Why Don't We Do It in the Road Ahead?
—Part 2, Applications Integration
> Knowledge Management (KM)
Jerry Laiserin

Fourth principle of applications integration, according to former Hewlett-Packard CEO, Lew Platt, "if HP only knew what HP knows." In other words, managing the knowledge that already exists inside a firm will make the entire organization work smarter.
A corollary implies that knowing what you know is both a faster and more cost effective strategy than acquiring new knowledge (not dissimilar to the marketing dictum that it is harder to win a new customer than to sell more to an existing customer). Consider the cyclical flow of client/project information within a typical design and/or construction business: personnel record time on projects; a financial management system transforms timesheets into invoices and cost breakdowns; histories of project cost support proposals for future work; the proposal process itself must be tracked and managed; project image examples in graphical form also support proposals via desktop- and web-publishing; libraries of images files, whether from photos or design software, must be searched and sorted; design software generates images and data; design data links to building product selection; product selection, in turn, bridges between design software and specifications; specification software links to programs and databases for codes, contracts and performance criteria; compliance with project documents and criteria is a function of project administration; project admin is dependent on scheduling; and scheduling is one of two key components of project resource management—of which the other key component is time, bringing the information flow full-circle.

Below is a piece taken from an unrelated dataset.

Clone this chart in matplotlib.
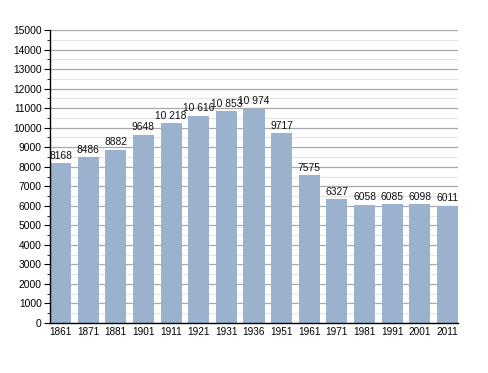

The roughly one-third of this information flow that is client-facing spans project resource management, time, financial management, and proposal/marketing management (also known as CRM or customer/client relationship management). This is the segment that is gradually coalescing into professional services automation (PSA). The portion of this information flow that is directly design-related and consultant-facing encompasses everything from image/visualization output to design software, product selection and specification—and is gradually coalescing into building information modeling (BIM). The remainder of the information cycle, from codes and contracts through project admin to scheduling is the area targeted by project extranets or project coordination networks (PCN's). All applications or application clusters (PSA, BIM, PCN) share multiple underlying data points, such as the client/project name and address information that was in the proposal, on the contracts and invoices, as well as in drawing title blocks and project/spec manual pages. Logic dictates that information is best represented just once, implying a centralized database (or coordinated system of synchronized databases) at a firm's core. If collaboration technology provides the means for a firm to share and manage its information interactions with outsiders, then knowledge management technology effectively performs the same functions internally—mediating among applications, databases and the personnel who must apply the firm's data and information to serving clients.

While there are collaboration technologies that complement and enhance internal knowledge management, and there are knowledge management technologies that enrich external collaborations, the inward/outward split foci concept remains a useful basis for understanding the respective roles of knowledge management and collaboration—a theme we will revisit often in coming issues.